## Problem to solve
Retype each line exactly. Skip images.

## Dataset section

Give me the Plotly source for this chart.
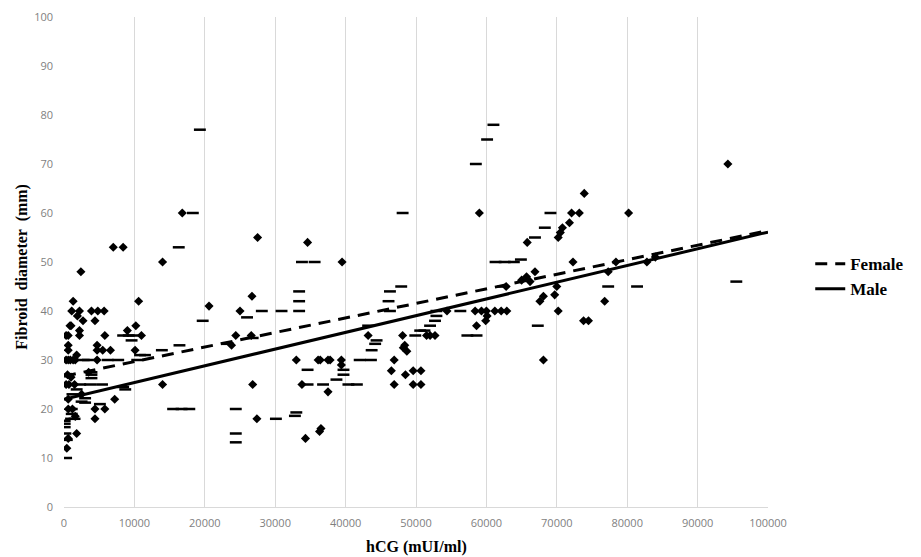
import plotly.graph_objects as go

# Diamond-marker points (hCG in mUI/ml, fibroid diameter in mm)
male_hcg = [7000, 8400, 2400, 14000, 1300, 10600, 1100, 2200, 3900, 4800, 5700, 1900, 2700, 4400,
            850, 9000, 10200, 600, 2200, 2200, 5800, 11000, 600, 600, 4700, 4700, 5500, 6600, 10100,
            300, 600, 900, 1300, 1600, 4700, 500, 700, 300, 14000, 600, 7200, 600, 1200, 4400, 5800,
            4400, 1800, 400, 600, 1600, 1000, 1800, 300, 1500, 2500, 3500, 1000,
            16800, 27500, 34600, 20600, 26700, 25000, 24400, 23800, 26600, 33000, 36100, 37500,
            26800, 33800, 37500, 27400, 34300, 36300, 36500, 39500, 43200, 36400, 37800, 39400,
            39400, 48100, 51500, 52700, 52000, 48200, 48400, 48700, 46900, 46500, 48500, 49600,
            50700, 46900, 49600, 50700, 54400, 58400, 59300, 60000, 61200, 62100, 62900, 58600,
            59900, 60100, 59000, 73900, 72100, 73200, 80200, 71800, 70800, 70500, 70200, 65800,
            72300, 66900, 65000, 65700, 66200, 70000, 69700, 68100, 67600, 70200, 73800, 74500,
            68100, 77300, 76800, 78400, 82800, 94300, 62800, 84000]
male_diam = [53, 53, 48, 50, 42, 42, 40, 40, 40, 40, 40, 39, 38, 38,
             37, 36, 37, 35, 36, 35, 35, 35, 33, 32, 33, 32, 32, 32, 32,
             30, 30, 30, 30, 30, 30, 27, 25, 25, 25, 22, 22, 20, 20, 20, 20,
             18, 15, 12, 14, 18.5, 37, 31, 35, 25, 23, 27.5, 26.5,
             60, 55, 54, 41, 43, 40, 35, 33, 35, 30, 30, 30,
             25, 25, 23.5, 18, 14, 15.4, 16, 50, 35, 30, 30, 30,
             29, 35, 35, 35, 35, 32.5, 33, 31.8, 30, 27.8, 27, 27.8,
             27.8, 25, 25, 25, 40, 40, 40, 40, 40, 40, 40, 37,
             38, 39, 60, 64, 60, 60, 60, 58, 57, 56, 55, 54,
             50, 48, 46.3, 47, 46, 45, 43.3, 43, 42, 40, 38, 38,
             30, 48, 42, 50, 50, 70, 45, 51]

# Dash-marker points
female_hcg = [19300, 18300, 16300, 8400, 9800, 9600, 3400, 6200, 7700, 10400, 11500, 13900, 16400,
              600, 3900, 3900, 3900, 500, 2300, 5400, 3700, 8400, 8700, 1800, 3000, 3000, 5100,
              2500, 1100, 1100, 1000, 100, 100, 200, 400, 300, 100, 1500, 9200, 10800, 2800, 1200,
              33800, 35600, 33400, 33400, 33400, 26000, 28100, 30900, 19700, 23300, 26800, 34600,
              36800, 15500, 16700, 17800, 24400, 30100, 33000, 32800, 24400, 24400, 47900, 46300,
              46100, 46300, 43200, 44400, 44200, 43700, 42000, 43600, 39700, 39700, 38700, 40400,
              41600, 34600, 49900, 51200, 50600, 52000, 52700, 52900, 52900, 56300, 57300, 58600,
              48100, 61000, 60100, 58500, 69100, 68300, 66900, 61300, 62600, 63900, 64900, 62400,
              67300, 77300, 81400, 95500]
female_diam = [77, 60, 53, 35, 35, 34, 30, 30, 30, 30, 31, 32, 33,
               27, 27.5, 27, 26.3, 25, 25, 25, 25, 24.5, 24, 24, 22.2, 21.3, 21,
               21.5, 20, 19, 18, 17.6, 16.3, 15, 13.7, 10, 17, 18, 35, 31, 30, 23,
               50, 50, 44, 42, 40, 38.7, 40, 40, 38, 33.3, 34.5, 28,
               25, 20, 20, 20, 20, 18, 19.3, 18.6, 15, 13.2, 45, 44,
               42, 40, 37, 34, 33.3, 32, 30, 30, 28, 27, 26, 25,
               25, 25, 35, 36, 36, 37, 38, 39, 40, 40, 35, 35,
               60, 78, 75, 70, 60, 57, 55, 50, 50, 50, 50.5, 45,
               37, 45, 45, 46]

# Linear trend lines (end points)
trend_hcg = [0, 100000]
female_trend = [26.7, 56.4]
male_trend = [22.0, 56.1]

x_ticks = list(range(0, 100001, 10000))
y_ticks = list(range(0, 101, 10))

fig = go.Figure()
fig.add_trace(go.Scatter(
    x=male_hcg, y=male_diam, mode="markers", showlegend=False,
    marker=dict(symbol="diamond", size=7, color="black"), hoverinfo="x+y"))
fig.add_trace(go.Scatter(
    x=female_hcg, y=female_diam, mode="markers", showlegend=False,
    marker=dict(symbol="line-ew", size=8.5, color="black",
                line=dict(width=2.5, color="black")), hoverinfo="x+y"))
fig.add_trace(go.Scatter(
    x=trend_hcg, y=female_trend, mode="lines", name="Female",
    line=dict(color="black", width=3, dash="12px,8px")))
fig.add_trace(go.Scatter(
    x=trend_hcg, y=male_trend, mode="lines", name="Male",
    line=dict(color="black", width=3)))

tick_font = dict(family="Open Sans, Liberation Sans, sans-serif", size=11, color="#7f7f7f")
serif = "Liberation Serif, Times New Roman, serif"

# The page body has an 8px default margin, so the figure is sized to fit the window.
fig.update_layout(
    width=913, height=549,
    margin=dict(l=56, r=153, t=9, b=50, autoexpand=False),
    paper_bgcolor="white", plot_bgcolor="white",
    showlegend=True,
    legend=dict(x=1.06, y=0.47, xanchor="left", yanchor="middle",
                font=dict(family=serif, size=17, color="black", weight="bold"),
                bgcolor="rgba(0,0,0,0)", tracegroupgap=4),
    annotations=[
        dict(text="<b>hCG (mUI/ml)</b>", xref="paper", yref="paper", x=0.5, y=-0.082,
             xanchor="center", yanchor="middle", showarrow=False,
             font=dict(family=serif, size=16, color="black")),
        dict(text="<b>Fibroid  diameter  (mm)</b>", xref="paper", yref="paper", x=-0.06, y=0.49,
             xanchor="center", yanchor="middle", textangle=-90, showarrow=False,
             font=dict(family=serif, size=16, color="black")),
    ],
)
fig.update_xaxes(
    range=[0, 100000], tickvals=x_ticks, ticktext=[str(v) for v in x_ticks],
    showgrid=True, gridcolor="#d9d9d9", gridwidth=1,
    showline=True, linecolor="#d9d9d9", linewidth=1, automargin=False,
    zeroline=False, ticks="", tickfont=tick_font, ticklabelstandoff=6,
)
fig.update_yaxes(
    range=[0, 100], tickvals=y_ticks, automargin=False,
    showgrid=False, showline=False, zeroline=False, ticks="",
    tickfont=tick_font, ticklabelstandoff=10,
)

fig.write_html("out.html")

## Solution for this task
Give me the Plotly source for this chart.
import plotly.graph_objects as go

# Diamond-marker points (hCG in mUI/ml, fibroid diameter in mm)
male_hcg = [7000, 8400, 2400, 14000, 1300, 10600, 1100, 2200, 3900, 4800, 5700, 1900, 2700, 4400,
            850, 9000, 10200, 600, 2200, 2200, 5800, 11000, 600, 600, 4700, 4700, 5500, 6600, 10100,
            300, 600, 900, 1300, 1600, 4700, 500, 700, 300, 14000, 600, 7200, 600, 1200, 4400, 5800,
            4400, 1800, 400, 600, 1600, 1000, 1800, 300, 1500, 2500, 3500, 1000,
            16800, 27500, 34600, 20600, 26700, 25000, 24400, 23800, 26600, 33000, 36100, 37500,
            26800, 33800, 37500, 27400, 34300, 36300, 36500, 39500, 43200, 36400, 37800, 39400,
            39400, 48100, 51500, 52700, 52000, 48200, 48400, 48700, 46900, 46500, 48500, 49600,
            50700, 46900, 49600, 50700, 54400, 58400, 59300, 60000, 61200, 62100, 62900, 58600,
            59900, 60100, 59000, 73900, 72100, 73200, 80200, 71800, 70800, 70500, 70200, 65800,
            72300, 66900, 65000, 65700, 66200, 70000, 69700, 68100, 67600, 70200, 73800, 74500,
            68100, 77300, 76800, 78400, 82800, 94300, 62800, 84000]
male_diam = [53, 53, 48, 50, 42, 42, 40, 40, 40, 40, 40, 39, 38, 38,
             37, 36, 37, 35, 36, 35, 35, 35, 33, 32, 33, 32, 32, 32, 32,
             30, 30, 30, 30, 30, 30, 27, 25, 25, 25, 22, 22, 20, 20, 20, 20,
             18, 15, 12, 14, 18.5, 37, 31, 35, 25, 23, 27.5, 26.5,
             60, 55, 54, 41, 43, 40, 35, 33, 35, 30, 30, 30,
             25, 25, 23.5, 18, 14, 15.4, 16, 50, 35, 30, 30, 30,
             29, 35, 35, 35, 35, 32.5, 33, 31.8, 30, 27.8, 27, 27.8,
             27.8, 25, 25, 25, 40, 40, 40, 40, 40, 40, 40, 37,
             38, 39, 60, 64, 60, 60, 60, 58, 57, 56, 55, 54,
             50, 48, 46.3, 47, 46, 45, 43.3, 43, 42, 40, 38, 38,
             30, 48, 42, 50, 50, 70, 45, 51]

# Dash-marker points
female_hcg = [19300, 18300, 16300, 8400, 9800, 9600, 3400, 6200, 7700, 10400, 11500, 13900, 16400,
              600, 3900, 3900, 3900, 500, 2300, 5400, 3700, 8400, 8700, 1800, 3000, 3000, 5100,
              2500, 1100, 1100, 1000, 100, 100, 200, 400, 300, 100, 1500, 9200, 10800, 2800, 1200,
              33800, 35600, 33400, 33400, 33400, 26000, 28100, 30900, 19700, 23300, 26800, 34600,
              36800, 15500, 16700, 17800, 24400, 30100, 33000, 32800, 24400, 24400, 47900, 46300,
              46100, 46300, 43200, 44400, 44200, 43700, 42000, 43600, 39700, 39700, 38700, 40400,
              41600, 34600, 49900, 51200, 50600, 52000, 52700, 52900, 52900, 56300, 57300, 58600,
              48100, 61000, 60100, 58500, 69100, 68300, 66900, 61300, 62600, 63900, 64900, 62400,
              67300, 77300, 81400, 95500]
female_diam = [77, 60, 53, 35, 35, 34, 30, 30, 30, 30, 31, 32, 33,
               27, 27.5, 27, 26.3, 25, 25, 25, 25, 24.5, 24, 24, 22.2, 21.3, 21,
               21.5, 20, 19, 18, 17.6, 16.3, 15, 13.7, 10, 17, 18, 35, 31, 30, 23,
               50, 50, 44, 42, 40, 38.7, 40, 40, 38, 33.3, 34.5, 28,
               25, 20, 20, 20, 20, 18, 19.3, 18.6, 15, 13.2, 45, 44,
               42, 40, 37, 34, 33.3, 32, 30, 30, 28, 27, 26, 25,
               25, 25, 35, 36, 36, 37, 38, 39, 40, 40, 35, 35,
               60, 78, 75, 70, 60, 57, 55, 50, 50, 50, 50.5, 45,
               37, 45, 45, 46]

# Linear trend lines (end points)
trend_hcg = [0, 100000]
female_trend = [26.7, 56.4]
male_trend = [22.0, 56.1]

x_ticks = list(range(0, 100001, 10000))
y_ticks = list(range(0, 101, 10))

fig = go.Figure()
fig.add_trace(go.Scatter(
    x=male_hcg, y=male_diam, mode="markers", showlegend=False,
    marker=dict(symbol="diamond", size=7, color="black"), hoverinfo="x+y"))
fig.add_trace(go.Scatter(
    x=female_hcg, y=female_diam, mode="markers", showlegend=False,
    marker=dict(symbol="line-ew", size=8.5, color="black",
                line=dict(width=2.5, color="black")), hoverinfo="x+y"))
fig.add_trace(go.Scatter(
    x=trend_hcg, y=female_trend, mode="lines", name="Female",
    line=dict(color="black", width=3, dash="12px,8px")))
fig.add_trace(go.Scatter(
    x=trend_hcg, y=male_trend, mode="lines", name="Male",
    line=dict(color="black", width=3)))

tick_font = dict(family="Open Sans, Liberation Sans, sans-serif", size=11, color="#7f7f7f")
serif = "Liberation Serif, Times New Roman, serif"

# The page body has an 8px default margin, so the figure is sized to fit the window.
fig.update_layout(
    width=913, height=549,
    margin=dict(l=56, r=153, t=9, b=50, autoexpand=False),
    paper_bgcolor="white", plot_bgcolor="white",
    showlegend=True,
    legend=dict(x=1.06, y=0.47, xanchor="left", yanchor="middle",
                font=dict(family=serif, size=17, color="black", weight="bold"),
                bgcolor="rgba(0,0,0,0)", tracegroupgap=4),
    annotations=[
        dict(text="<b>hCG (mUI/ml)</b>", xref="paper", yref="paper", x=0.5, y=-0.082,
             xanchor="center", yanchor="middle", showarrow=False,
             font=dict(family=serif, size=16, color="black")),
        dict(text="<b>Fibroid  diameter  (mm)</b>", xref="paper", yref="paper", x=-0.06, y=0.49,
             xanchor="center", yanchor="middle", textangle=-90, showarrow=False,
             font=dict(family=serif, size=16, color="black")),
    ],
)
fig.update_xaxes(
    range=[0, 100000], tickvals=x_ticks, ticktext=[str(v) for v in x_ticks],
    showgrid=True, gridcolor="#d9d9d9", gridwidth=1,
    showline=True, linecolor="#d9d9d9", linewidth=1, automargin=False,
    zeroline=False, ticks="", tickfont=tick_font, ticklabelstandoff=6,
)
fig.update_yaxes(
    range=[0, 100], tickvals=y_ticks, automargin=False,
    showgrid=False, showline=False, zeroline=False, ticks="",
    tickfont=tick_font, ticklabelstandoff=10,
)

fig.write_html("out.html")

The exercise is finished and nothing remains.